Ce n’est pas Feng-Shui de commencer la nouvelle année en parlant de la mort, me diriez-vous. Évidemment ! Jamais je ne ferai cet hommage à cette peste, elle qui m’a volé les personnes les plus chères. Je vous propose de commencer 2024 avec cette histoire insolite d’un homme que la Mort n’arrive pas à prendre dans ses griffes.

Il s’appelle Louis Durot, un ami fidèle et aussi l’artiste que je représente (pour ceux qui me lisent pour la première fois, je suis agent d’artistes).

Nous sommes le 23 décembre 1943. À la suite d’une dénonciation, sa famille fut l’objet d’une rafle et embarquée. Cependant, le camion qui devrait les amener à la gare pour prendre le train d’Auschwitz tomba en panne. Louis échappa à la Mort pour la première fois. Il avait à peine quatre ans.

Les deux années suivantes, le petit garçon fut caché chez une gardienne de chèvres à Magagnosc. Se penchant sur l’enfant affamé, la Mort esquissa un rictus.

Je viens te chercher, sac d’os !

Encore raté ! Les Alliés gagnèrent la guerre et Louis fut sauvé in fine.

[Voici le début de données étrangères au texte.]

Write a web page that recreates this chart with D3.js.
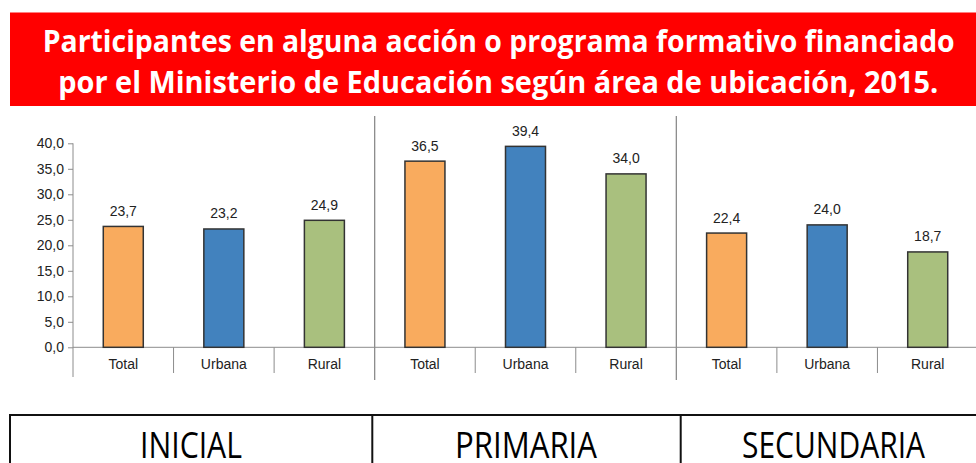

Néanmoins, la Mort n’avait pas tout à fait perdu, car l’enfant gardera des séquelles corporelles de cette période le restant de sa vie.

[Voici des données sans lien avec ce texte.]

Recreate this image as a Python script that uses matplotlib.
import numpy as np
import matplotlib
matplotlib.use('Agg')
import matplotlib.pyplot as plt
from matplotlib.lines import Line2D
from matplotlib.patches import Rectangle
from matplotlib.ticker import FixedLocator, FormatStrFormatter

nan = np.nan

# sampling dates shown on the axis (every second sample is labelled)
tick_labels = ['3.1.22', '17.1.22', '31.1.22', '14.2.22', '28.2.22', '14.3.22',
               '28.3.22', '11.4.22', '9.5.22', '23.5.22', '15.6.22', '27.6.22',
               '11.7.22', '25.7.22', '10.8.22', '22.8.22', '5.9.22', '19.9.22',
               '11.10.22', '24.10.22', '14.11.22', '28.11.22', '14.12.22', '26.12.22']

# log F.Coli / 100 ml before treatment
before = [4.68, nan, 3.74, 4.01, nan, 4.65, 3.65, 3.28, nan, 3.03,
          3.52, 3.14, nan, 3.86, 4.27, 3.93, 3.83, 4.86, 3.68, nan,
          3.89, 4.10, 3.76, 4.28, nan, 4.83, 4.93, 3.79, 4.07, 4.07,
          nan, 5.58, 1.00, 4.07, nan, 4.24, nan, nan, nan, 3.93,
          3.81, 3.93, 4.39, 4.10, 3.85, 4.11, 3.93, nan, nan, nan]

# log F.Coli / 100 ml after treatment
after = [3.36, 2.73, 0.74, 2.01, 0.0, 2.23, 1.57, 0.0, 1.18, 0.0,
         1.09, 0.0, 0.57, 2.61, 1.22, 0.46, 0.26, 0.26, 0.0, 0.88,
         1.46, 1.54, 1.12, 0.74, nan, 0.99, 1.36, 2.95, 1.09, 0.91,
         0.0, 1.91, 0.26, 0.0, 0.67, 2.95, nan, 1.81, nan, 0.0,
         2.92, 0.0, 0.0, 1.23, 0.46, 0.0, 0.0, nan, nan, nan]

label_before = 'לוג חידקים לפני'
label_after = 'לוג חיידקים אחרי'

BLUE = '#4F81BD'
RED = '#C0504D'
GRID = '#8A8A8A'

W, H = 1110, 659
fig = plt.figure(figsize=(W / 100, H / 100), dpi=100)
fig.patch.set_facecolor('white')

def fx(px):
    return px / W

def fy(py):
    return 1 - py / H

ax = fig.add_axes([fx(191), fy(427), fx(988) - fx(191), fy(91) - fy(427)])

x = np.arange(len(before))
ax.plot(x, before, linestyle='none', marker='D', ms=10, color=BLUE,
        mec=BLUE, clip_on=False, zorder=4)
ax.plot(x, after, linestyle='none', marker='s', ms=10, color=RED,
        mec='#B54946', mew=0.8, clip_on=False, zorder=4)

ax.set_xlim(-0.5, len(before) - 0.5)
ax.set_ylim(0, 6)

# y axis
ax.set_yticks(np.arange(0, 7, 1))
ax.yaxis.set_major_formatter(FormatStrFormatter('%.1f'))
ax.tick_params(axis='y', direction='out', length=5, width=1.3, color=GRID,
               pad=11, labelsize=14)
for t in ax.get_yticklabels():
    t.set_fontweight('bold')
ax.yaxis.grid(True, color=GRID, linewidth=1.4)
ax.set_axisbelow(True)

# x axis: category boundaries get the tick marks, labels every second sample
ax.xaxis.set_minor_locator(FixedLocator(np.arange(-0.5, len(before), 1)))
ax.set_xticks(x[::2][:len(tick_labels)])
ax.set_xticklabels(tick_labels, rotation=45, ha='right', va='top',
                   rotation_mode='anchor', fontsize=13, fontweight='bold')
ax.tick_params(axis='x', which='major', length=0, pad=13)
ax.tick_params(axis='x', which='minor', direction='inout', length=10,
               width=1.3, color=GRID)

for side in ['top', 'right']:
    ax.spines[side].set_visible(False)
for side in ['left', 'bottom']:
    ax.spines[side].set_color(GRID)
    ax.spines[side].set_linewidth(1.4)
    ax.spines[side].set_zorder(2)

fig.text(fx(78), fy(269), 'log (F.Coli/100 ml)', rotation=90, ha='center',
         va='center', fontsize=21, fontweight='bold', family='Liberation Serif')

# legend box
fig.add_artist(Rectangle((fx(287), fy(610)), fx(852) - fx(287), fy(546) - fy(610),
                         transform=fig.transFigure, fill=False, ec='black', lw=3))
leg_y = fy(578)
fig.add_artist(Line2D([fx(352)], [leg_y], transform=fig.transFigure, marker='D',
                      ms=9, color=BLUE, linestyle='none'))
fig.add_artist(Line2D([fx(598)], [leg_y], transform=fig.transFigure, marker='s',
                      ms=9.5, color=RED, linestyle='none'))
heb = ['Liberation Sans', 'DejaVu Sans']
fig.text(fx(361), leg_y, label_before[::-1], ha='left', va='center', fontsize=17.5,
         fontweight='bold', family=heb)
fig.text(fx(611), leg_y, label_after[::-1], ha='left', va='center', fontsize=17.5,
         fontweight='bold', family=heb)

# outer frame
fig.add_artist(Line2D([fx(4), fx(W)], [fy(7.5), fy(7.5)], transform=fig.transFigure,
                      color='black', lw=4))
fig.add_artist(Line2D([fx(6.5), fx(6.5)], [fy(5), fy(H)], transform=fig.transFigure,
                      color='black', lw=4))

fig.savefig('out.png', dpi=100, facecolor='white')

Les années d’après-guerre furent un fleuve tranquille pour Louis, jusqu’au jour, dans une impasse sombre à Pigalle, où un étudiant désespéré se jeta sur lui pour lui trancher la gorge. Portant la main à son cou, le jeune homme sentit une atroce douleur et vit beaucoup de sang couler sur ses doigts. Aux urgences, les médecins parlèrent d’un miracle.

Score : 3 Louis - la Mort 0.

Désormais trentenaire, petit LouLou passe sa vie entre Paris et New-York. Lors d’un voyage d’affaire, Louis avait raté son vol. L’avion était parti sans lui et explosa en plein vol. Il n’y eu aucun survivant.

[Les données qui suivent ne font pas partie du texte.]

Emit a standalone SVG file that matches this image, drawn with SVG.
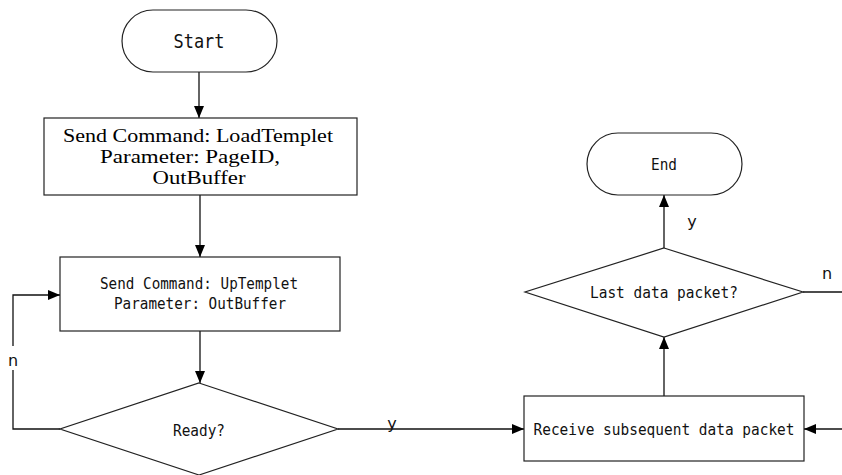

Malgré les quatre échecs, la Mort ne s’avoua pas vaincue. La faucheuse guettait sans relâche. Justement, voilà une intervention propice. L’ingénieur chimiste monta dans une voiture, dont le chauffeur venait de sniffer plusieurs lignes de cocaïnes. Le véhicule fonça à toute vitesse sur l’autoroute et heurta un camion qui venait en sens inverse. Le côté passagère de la voiture, appelé traditionnellement la place du mort, fut réduit en miette, mais Louis s’en était tiré avec une jambe cassée. La Mort disparaitra dans la nuit noire, hurlant de désespoir. Louis se souvient encore des échos de ses hurlements menaçants.

Louis se consacra corps et âme à l’Art et à la science jusqu’au jour de son soixante-treizième anniversaire, lorsque soudain il s’écroula sur le quai d’une gare, victime d’une crise cardiaque.

Il faut l’opérer à cœur ouvert

constate le cardiologue.

La chance de survie est infiniment petite

s’inquiète son collègue.

Vous avez deviné la suite. Louis s’en est sorti indemne ! La Mort est fatiguée, désappointée, dépitée. Elle ne veut plus entendre parler de lui. Elle s’en est allée, je ne sais où. Peut-être, une reconversion professionnelle.

Si mon histoire vous donne l’envie de rencontrer cet artiste extraordinaire, sachez que la galerie Fanny Jacquemaire lui consacre une exposition Forme et non-conformisme où vous pouvez découvrir et surtout essayer ses créations du 11 janvier au 4 février.

C’est aussi l’occasion pour Louis de dédicacer son livre autobiographique J’ai raté le train d’Auschwitz, publié aux Éditions Istya & Cie. Je vous souhaite le meilleur pour 2024.

PS : Louis est à la fois ingénieur chimiste et artiste-designer. Reconnu comme expert des polymères, il a conçu des matériaux employés pour les gradins de Roland Garros et du Stade de France, ainsi que la toiture des sept satellites du terminal Roissy 1. Dans la lignée de la sculpture surréaliste Pop Art, il crée des œuvres sur le thème mobilier de loisir, pour une ambiance extraterrestre et onirique. Sa pièce iconique est un siège sculptural en forme d’une spirale.